The 80s brought us the saga of ROBOTECH, with its unique mecha designs and space opera plot, where music can save the world, and VOLTRON: DEFENDER OF THE UNIVERSE, a direct descendent of BATTLE OF THE PLANETS, with its sentai team in mecha vehicles. As well as re-running successful anime shows of the past, many more mainstream cartoon shows were clearly influenced by anime. TRANSFORMERS is self-explanatory, with sentient mecha who transform into everyday vehicles and objects. GI JOE presented a rather complex metaplot for American children’s cartoons, where characters changed throughout the series. Both cartoons also followed in the grand anime tradition of product placement, mastered in the 90s and 00s with POKEMON and YU-GI-OH!. THUNDERCATS, another cartoon with an intricate storyline, was animated by Topcraft, which would become better known as Studio Ghibli.

Many people have hypothesized that the “big eyes, small mouth / big head, small body / long hair” design of many 80s childhood icons, such as My Little Pony, The Care Bears, Cabbage Patch Kids, Strawberry Shortcake and Rainbow Brite. While I can see the connection, I think this is more of a coincidence that the manga chibi style does aim for maximal cuteness, and this was also the time of strange hair colors appear on MTV. We need to remember that this is before the heyday of girl-oriented anime on TV. 

The late 80s and early 90s gave us video game-based cartoons, such as CAPTAIN N: THE GAME MASTER, SUPER MARIO BROTHERS and THE LEGEND OF ZELDA. While not anime, these cartoons were based upon Japanese games and the manga-style character artwork found in instruction booklets and official production artwork. 

The next major anime invasion would be in 1995 and 1996, when SAILOR MOON and DRAGONBALL Z would be broadcasted on Cartoon Network. Aiming it at school-aged and teenage children, in a timeslot perfectly set for this age group (as opposed to the late night/early morning slots of late 80s and early 90s anime, seemingly aimed at older viewers looking for something other than infomercials), these two shows were an overwhelming success. This would lead to the creation of the Toonami programming block in 1997, which combined older cartoons and anime with new content, such as the now-cancelled IGPX. While Toonami switched its focus to an older demographic in 2004 by airing on Saturday nights, it has still been at the forefront of the current fascination of anime in the US.

FOX’s 4Kids TV (once FoxBox) also played a pivotal role during the 90s and 00s.

With shows aimed at tweens and teens, such as ONE PIECE, SHAMAN KING and MEW MEW POWER (as well as episodes of YU-GI-OH!, DIGIMON and POKEMON), this is for many young viewers their first taste of anime, or for purists, a watered-down, censored-to-death version of anime.

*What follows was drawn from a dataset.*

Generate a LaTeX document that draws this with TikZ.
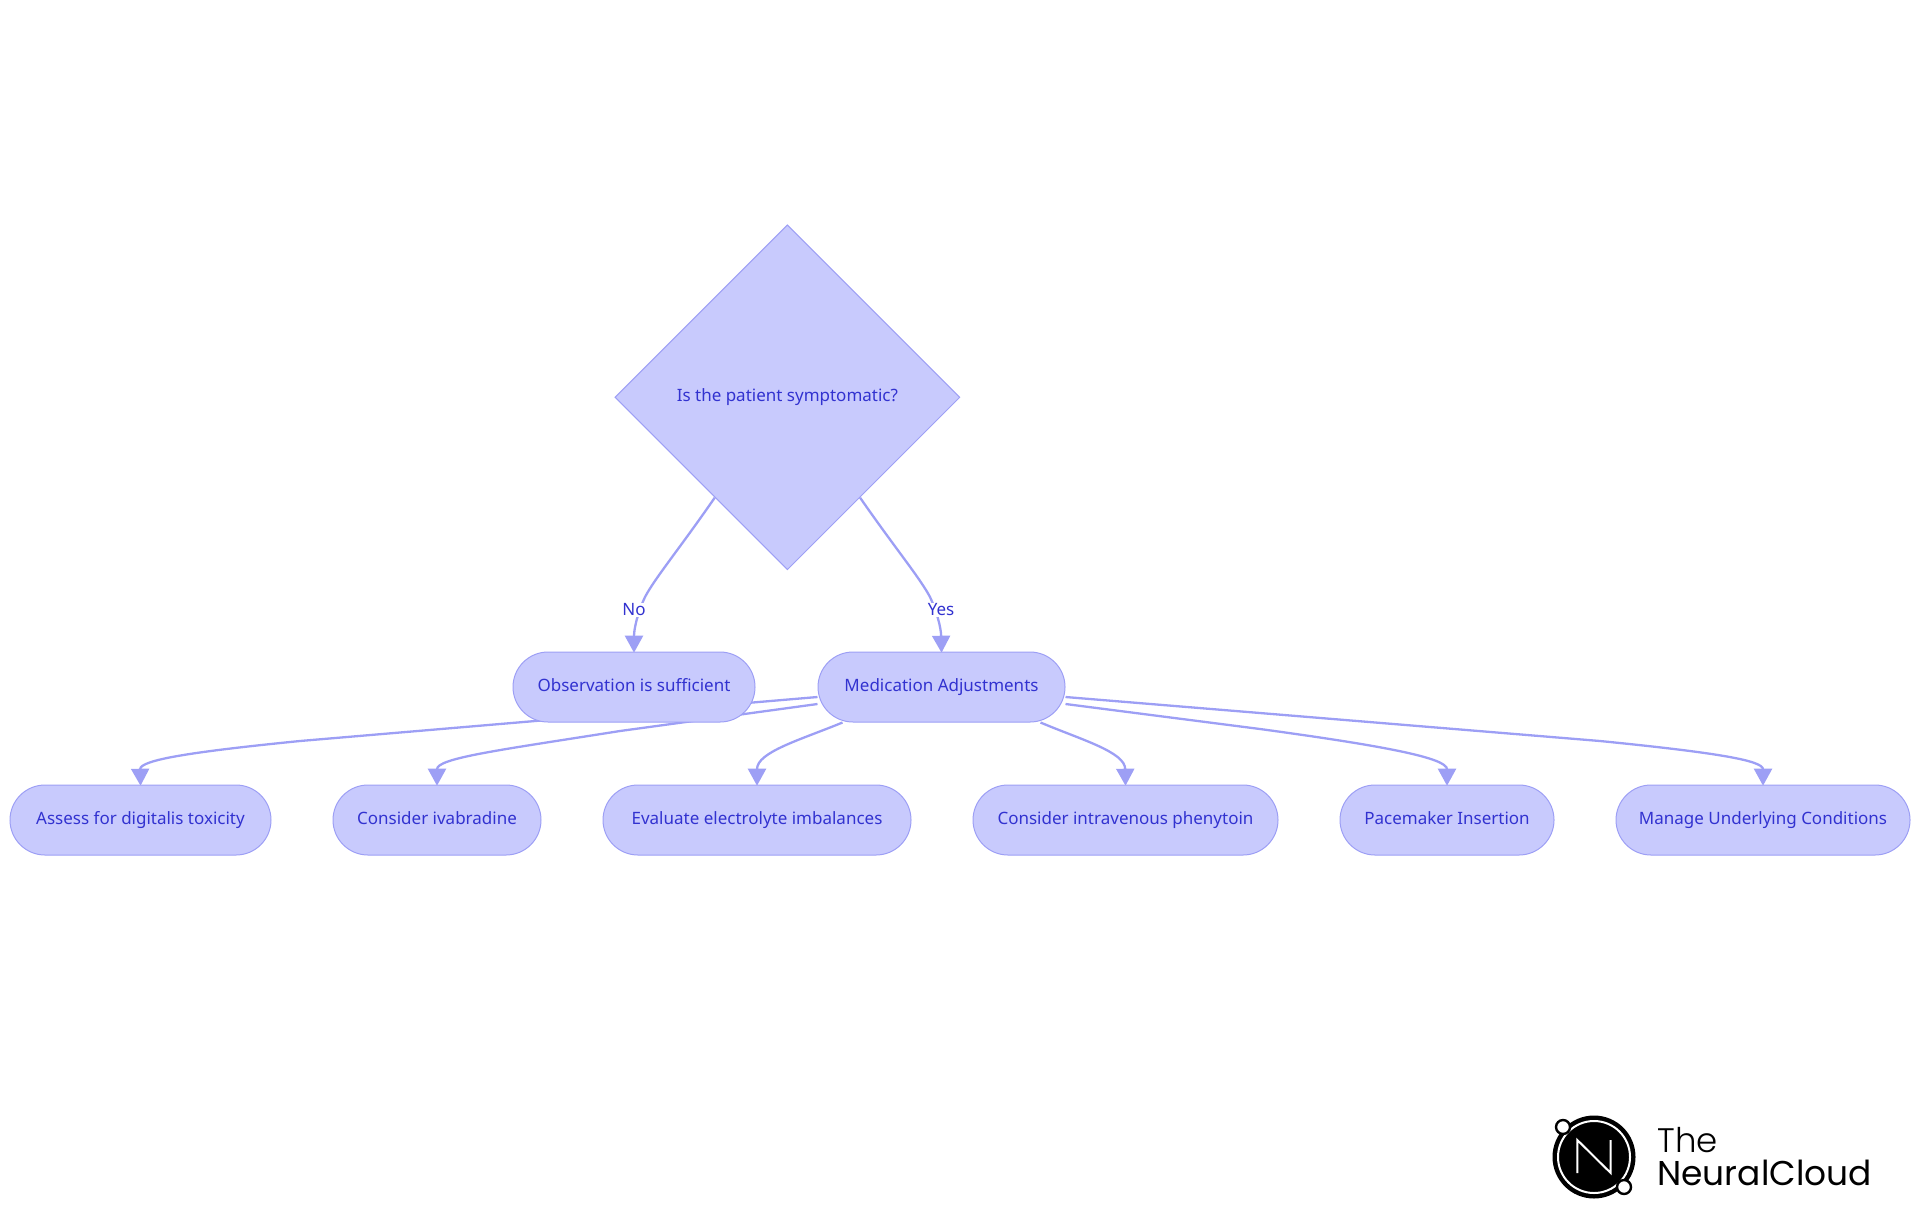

FOX isn’t just for the kids though. They also broadcasted a dubbed and edited version of VISION OF ESCAFLOWNE briefly during the early 00s, but the network kept changing its slot due to conflicts with football games.

WB’s Toon Zone/WB’s Kids! currently hosts YU-GI-OH! and POKEMON, and was home to CARDCAPTORS, which was for many their first show besides SAILOR MOON to be catered to girls.  

Many otaku are dismissive of these kid’s shows, that they are not “real” anime. Yet these are often the same folks who will proudly say that ASTROBOY or VOLTRON were their first anime, although they weren’t aware of it at the time. So why are we so eager to trample down these excellent TV shows that spark so much love and interest from children, which will probably be looked upon by them in future years with nostalgia? Perhaps this comes from the stigma of anime as “just cartoons,” of otaku as adults who need to grow up. As a community, we need to grow beyond these social fears, and admit that anime shows aimed at children are one of the subtle methods of increasing fandom. I wonder, how many young POKEMON fans/gamers grew up to become mecha geeks and yaoi fangirls? By passing down our love for anime, our hobby grows its roots, deeper and deeper into the rich soil of American society.